Although cosmetic tanning and unprotected solar exposure are common, little is known about general attitudes, beliefs, and behavior regarding sunbathing, sunscreen use, and tanning salon use.


We sought to determine the frequency of UV exposure in a select sample and to assess the knowledge and beliefs of the effects of UV irradiation.


A written, anonymous questionnaire was distributed to a sample of 477 persons in a shopping mall, at a social gathering, and on a vacation cruise ship. The instrument explored demographic information, sunscreen use, sunbathing habits, tanning bed use, and cutaneous solar effects.

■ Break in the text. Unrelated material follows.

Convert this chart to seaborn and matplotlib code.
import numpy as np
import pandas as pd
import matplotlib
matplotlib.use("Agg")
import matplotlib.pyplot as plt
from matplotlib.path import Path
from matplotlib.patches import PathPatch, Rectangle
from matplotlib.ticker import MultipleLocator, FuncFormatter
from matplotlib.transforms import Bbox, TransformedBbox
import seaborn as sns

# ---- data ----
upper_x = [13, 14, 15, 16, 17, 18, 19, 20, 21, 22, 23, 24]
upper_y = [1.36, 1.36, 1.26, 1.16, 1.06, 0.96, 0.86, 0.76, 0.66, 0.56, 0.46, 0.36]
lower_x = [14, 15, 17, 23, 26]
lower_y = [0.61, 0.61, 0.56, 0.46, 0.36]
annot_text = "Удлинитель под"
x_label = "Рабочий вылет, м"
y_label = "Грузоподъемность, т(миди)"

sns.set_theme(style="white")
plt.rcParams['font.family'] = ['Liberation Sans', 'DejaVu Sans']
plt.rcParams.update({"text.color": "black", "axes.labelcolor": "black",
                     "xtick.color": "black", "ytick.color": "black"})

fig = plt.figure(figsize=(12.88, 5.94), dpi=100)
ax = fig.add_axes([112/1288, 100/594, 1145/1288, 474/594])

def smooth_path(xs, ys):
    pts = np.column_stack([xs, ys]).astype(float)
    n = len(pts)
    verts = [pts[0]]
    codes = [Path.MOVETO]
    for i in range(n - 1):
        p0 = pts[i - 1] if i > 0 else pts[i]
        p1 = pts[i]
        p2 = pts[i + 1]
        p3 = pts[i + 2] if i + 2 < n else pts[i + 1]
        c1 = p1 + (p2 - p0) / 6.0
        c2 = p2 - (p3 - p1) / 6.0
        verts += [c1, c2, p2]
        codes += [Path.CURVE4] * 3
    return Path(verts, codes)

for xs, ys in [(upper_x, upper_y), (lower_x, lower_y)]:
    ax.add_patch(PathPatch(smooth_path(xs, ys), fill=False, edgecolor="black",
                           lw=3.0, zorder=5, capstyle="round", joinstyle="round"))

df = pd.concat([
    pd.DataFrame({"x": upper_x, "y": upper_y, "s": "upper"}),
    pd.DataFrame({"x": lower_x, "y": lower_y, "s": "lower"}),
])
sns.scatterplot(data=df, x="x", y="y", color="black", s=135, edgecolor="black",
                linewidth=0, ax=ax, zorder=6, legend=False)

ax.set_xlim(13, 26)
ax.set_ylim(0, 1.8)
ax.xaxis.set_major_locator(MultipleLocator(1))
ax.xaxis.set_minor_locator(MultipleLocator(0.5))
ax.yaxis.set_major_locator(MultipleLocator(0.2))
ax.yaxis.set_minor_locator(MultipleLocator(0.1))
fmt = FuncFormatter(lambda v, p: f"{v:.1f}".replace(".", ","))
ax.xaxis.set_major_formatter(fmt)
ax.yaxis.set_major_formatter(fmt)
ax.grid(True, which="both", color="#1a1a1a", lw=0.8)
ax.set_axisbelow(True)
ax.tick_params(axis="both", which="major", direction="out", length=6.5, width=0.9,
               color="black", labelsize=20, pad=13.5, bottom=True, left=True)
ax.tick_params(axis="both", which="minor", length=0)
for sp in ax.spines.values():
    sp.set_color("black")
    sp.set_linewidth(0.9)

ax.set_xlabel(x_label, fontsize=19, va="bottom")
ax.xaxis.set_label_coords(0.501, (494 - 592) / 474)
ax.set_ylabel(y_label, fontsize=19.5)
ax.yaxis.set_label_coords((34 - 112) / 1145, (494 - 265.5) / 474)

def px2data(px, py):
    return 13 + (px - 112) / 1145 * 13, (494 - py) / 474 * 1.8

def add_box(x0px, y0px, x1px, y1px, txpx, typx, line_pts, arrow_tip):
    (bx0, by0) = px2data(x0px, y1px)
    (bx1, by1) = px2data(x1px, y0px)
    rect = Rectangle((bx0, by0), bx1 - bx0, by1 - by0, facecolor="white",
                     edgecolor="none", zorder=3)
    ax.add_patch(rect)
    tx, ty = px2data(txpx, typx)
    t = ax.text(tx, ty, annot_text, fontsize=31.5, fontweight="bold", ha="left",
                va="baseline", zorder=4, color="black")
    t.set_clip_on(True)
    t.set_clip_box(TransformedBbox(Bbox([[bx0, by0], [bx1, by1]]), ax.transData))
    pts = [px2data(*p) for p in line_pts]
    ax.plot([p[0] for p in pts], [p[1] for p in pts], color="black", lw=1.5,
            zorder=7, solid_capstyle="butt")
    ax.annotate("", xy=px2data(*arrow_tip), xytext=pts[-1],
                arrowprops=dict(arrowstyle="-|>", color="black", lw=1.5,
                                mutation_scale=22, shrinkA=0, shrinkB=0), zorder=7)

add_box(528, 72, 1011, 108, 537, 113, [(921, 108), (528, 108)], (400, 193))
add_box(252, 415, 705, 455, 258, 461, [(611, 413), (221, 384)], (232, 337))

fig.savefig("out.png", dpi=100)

Forty-two percent of respondents seldom or never used sunscreen, and 33% sunbathed at least once a week. Although the three sample populations differed in education, sunbathing habits, sunscreen use, and tanning bed use, they were equally informed about UV light hazards. Compared with those who had not used tanning beds, tanning bed users were more likely to be female and more knowledgeable about the long-term effects of UV. Tanning beds were most commonly used in tanning or hair salons, (mean 23 +/- 7 minutes at 2.3 +/- 1.1 times per week). Reported positive psychologic sequelae from tanning bed use were more common than negative physical sequelae. At least 10% would continue to use tanning beds if these were proved to cause skin cancer.


In this select sample, sunbathing and tanning bed use were common. No group surveyed universally practiced sun protection and avoidance. Clientele of tanning beds may be aware of the damaging effects of the sun, but may not be aware that tanning bed use is associated with skin damage.